Being immersed in my own graph research and development, I quickly ran into the common problems with centrality in social network analysis. Does it scale? Can it be parallelized? Is it going to be effective in my own problem solving?
Currently I’m working on finding centrality and other important measures in a social network for an R&D project at 3 Tier Logic. I’ve been working with Betweenness Centrality and Markov Centrality - both great algorithms for discovering importance in a network. These are excellent algorithms for finding a quick response…if your network is smaller than 1,000 individuals. Welcome to the world of big data, where the smallest graph is 200,000 nodes. Compute time for Markov Centrality is n^3 and nobody got time for that.
With a performance tolerance of 4 days, I managed to scale Betweenness Centrality to a very large graph. The nice thing is that Betweenness is very light on memory, so most of the work is done through time and not “force”. Unfortunately, I did find Markov Centrality to be more effective at finding importance, but it’s dependence on matrix operations meant I’d be dealing with a very complex implementation.
If you’re someone who deals with smaller networks such as Crime Analysis, I highly recommend looking into Markov. IBM’s Analyst’s Notebook is prepackaged with a limited number of algorithms, and expanding that list to include Markov Centrality can greatly aid crime investigation. Secondary research showed me it was better at picking out “ring leaders”, such as this comparison here. What’s interesting with Betweenness compared to Markov is that it scores someone higher who is well connected but not necessarily important, such as a “logistics” individual. As mentioned previously, the deal-killer with Markov Centrality is that it just doesn’t scale well.
So how do we go next level?
There are two options. You can either get 1) more creative in your graph analysis through pruning and piecemeal analysis; or 2) you can change the paradigm altogether and introduce algebraic methods.
I won’t get too deep into methods for #1 above. If you’re solving a communication problem, algorithms that help you break apart the graph into pieces are, for example, helpful in finding bottlenecks in communication. Take a look at this paper by Kazem Jahanbakhsh. Kazem proposes a use for Tarjan’s algorithm. Finding “bottlenecks” in a communication graph, which are highly relevant to communication strategies.
Number 2 is an interesting technique I picked up from Greg Meredith, who proposed that I introduce algebraic methods to graph processing.
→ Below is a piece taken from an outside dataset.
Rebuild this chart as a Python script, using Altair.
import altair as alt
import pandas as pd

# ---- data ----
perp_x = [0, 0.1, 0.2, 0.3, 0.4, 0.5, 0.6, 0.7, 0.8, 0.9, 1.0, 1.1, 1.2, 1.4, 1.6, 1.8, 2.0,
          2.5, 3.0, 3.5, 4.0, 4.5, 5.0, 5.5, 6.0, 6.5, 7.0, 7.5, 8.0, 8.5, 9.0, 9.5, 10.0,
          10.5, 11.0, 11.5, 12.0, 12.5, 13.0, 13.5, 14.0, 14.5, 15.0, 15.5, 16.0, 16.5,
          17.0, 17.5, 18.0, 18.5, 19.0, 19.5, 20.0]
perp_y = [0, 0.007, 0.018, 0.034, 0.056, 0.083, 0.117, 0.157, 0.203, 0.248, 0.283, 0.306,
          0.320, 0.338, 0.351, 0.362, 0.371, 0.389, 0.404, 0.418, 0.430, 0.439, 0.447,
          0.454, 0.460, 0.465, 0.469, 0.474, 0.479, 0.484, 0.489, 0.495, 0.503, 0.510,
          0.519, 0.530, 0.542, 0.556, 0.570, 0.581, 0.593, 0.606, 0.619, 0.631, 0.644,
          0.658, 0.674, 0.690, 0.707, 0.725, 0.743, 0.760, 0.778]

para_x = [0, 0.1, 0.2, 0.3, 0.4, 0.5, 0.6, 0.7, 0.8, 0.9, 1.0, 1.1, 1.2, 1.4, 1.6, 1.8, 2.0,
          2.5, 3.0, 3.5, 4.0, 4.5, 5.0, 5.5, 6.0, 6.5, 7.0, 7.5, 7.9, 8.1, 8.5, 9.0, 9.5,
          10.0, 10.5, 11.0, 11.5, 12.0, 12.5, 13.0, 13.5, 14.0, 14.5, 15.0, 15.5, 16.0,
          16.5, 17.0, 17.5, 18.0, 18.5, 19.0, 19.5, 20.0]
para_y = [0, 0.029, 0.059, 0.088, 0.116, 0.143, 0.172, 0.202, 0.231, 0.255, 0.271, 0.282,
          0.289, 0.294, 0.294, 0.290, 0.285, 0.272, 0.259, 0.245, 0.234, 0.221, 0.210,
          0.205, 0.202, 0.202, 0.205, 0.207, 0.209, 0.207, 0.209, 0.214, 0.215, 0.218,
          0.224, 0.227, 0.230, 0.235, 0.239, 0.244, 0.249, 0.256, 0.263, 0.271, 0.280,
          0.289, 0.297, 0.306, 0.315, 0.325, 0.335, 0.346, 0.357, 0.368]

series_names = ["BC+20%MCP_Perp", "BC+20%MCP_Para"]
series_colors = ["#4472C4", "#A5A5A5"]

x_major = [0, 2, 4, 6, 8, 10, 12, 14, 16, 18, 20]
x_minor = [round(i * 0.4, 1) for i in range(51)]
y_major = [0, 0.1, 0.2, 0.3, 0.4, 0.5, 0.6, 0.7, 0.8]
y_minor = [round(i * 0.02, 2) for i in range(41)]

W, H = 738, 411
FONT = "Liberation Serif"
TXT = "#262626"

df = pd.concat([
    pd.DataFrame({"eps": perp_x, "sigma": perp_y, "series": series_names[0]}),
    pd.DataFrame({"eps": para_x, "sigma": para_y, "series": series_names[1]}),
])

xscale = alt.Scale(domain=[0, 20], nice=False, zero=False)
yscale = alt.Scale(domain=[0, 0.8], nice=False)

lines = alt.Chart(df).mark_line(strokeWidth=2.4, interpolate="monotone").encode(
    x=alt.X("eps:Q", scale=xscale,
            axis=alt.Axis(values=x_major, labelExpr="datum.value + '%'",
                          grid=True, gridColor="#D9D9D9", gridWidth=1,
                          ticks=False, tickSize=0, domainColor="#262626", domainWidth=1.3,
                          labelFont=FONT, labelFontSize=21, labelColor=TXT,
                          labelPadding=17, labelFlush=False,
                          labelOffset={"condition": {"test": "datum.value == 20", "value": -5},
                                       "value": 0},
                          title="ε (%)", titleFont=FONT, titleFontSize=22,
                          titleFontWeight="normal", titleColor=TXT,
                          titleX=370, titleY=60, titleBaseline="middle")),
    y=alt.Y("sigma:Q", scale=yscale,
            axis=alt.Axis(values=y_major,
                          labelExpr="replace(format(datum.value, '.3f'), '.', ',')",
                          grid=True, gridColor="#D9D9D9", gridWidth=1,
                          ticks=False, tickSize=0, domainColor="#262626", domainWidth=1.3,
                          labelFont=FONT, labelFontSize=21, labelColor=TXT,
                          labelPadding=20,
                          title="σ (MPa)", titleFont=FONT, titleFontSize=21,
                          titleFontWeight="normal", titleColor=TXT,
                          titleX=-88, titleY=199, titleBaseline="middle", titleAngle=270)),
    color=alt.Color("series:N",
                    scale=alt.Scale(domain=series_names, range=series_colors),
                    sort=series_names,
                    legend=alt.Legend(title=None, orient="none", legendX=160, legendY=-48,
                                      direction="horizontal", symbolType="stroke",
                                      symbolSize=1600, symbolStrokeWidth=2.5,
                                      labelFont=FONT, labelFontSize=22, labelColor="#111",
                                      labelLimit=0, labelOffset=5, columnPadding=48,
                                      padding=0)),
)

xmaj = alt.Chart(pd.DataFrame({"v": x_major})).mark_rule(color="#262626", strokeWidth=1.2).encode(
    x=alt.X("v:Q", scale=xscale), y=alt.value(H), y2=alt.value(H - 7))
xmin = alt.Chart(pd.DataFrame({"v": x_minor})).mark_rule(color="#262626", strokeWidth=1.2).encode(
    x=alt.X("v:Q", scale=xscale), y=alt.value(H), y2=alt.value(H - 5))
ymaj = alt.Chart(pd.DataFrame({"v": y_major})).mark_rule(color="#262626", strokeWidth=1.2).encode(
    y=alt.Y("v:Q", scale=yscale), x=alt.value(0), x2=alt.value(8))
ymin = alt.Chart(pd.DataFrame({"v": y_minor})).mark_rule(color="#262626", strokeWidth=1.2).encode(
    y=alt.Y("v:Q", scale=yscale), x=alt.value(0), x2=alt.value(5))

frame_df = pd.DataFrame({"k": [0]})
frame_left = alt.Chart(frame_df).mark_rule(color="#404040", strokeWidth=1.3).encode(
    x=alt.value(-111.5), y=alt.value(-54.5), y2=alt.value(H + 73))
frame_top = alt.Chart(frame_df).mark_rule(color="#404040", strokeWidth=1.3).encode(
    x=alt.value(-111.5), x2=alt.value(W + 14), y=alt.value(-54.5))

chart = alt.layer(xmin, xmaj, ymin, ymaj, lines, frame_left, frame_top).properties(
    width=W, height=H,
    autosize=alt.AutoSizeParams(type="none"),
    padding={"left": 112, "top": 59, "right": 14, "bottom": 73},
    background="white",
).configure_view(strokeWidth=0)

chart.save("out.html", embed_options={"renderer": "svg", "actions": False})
Bisimulations are the algebraic operations used to represent binary relation between state transition systems. Bisimulations will allow you to scale graph analysis by assuming each node is a hypothesis, and each hypothesis sits in a “separate” graph. By running the simulation you are testing each hypothesis for similarity. Theory of Optimal Control is a prime candidate for my own types of scaled social network analysis.
Bisimulation methodology has been traditionally locked away in industries dedicated to mission critical analysis, including finance. Much of the knowledge hasn’t yet bled into other industries, though I’m discovering much of it now.
Anyways, even if you’re not focused on social network analysis the methods above are just as applicable for many graph problems. If I could scale Markov Centrality to any size dataset I would, but then why would scaled social network analysis be interesting if it weren’t challenging?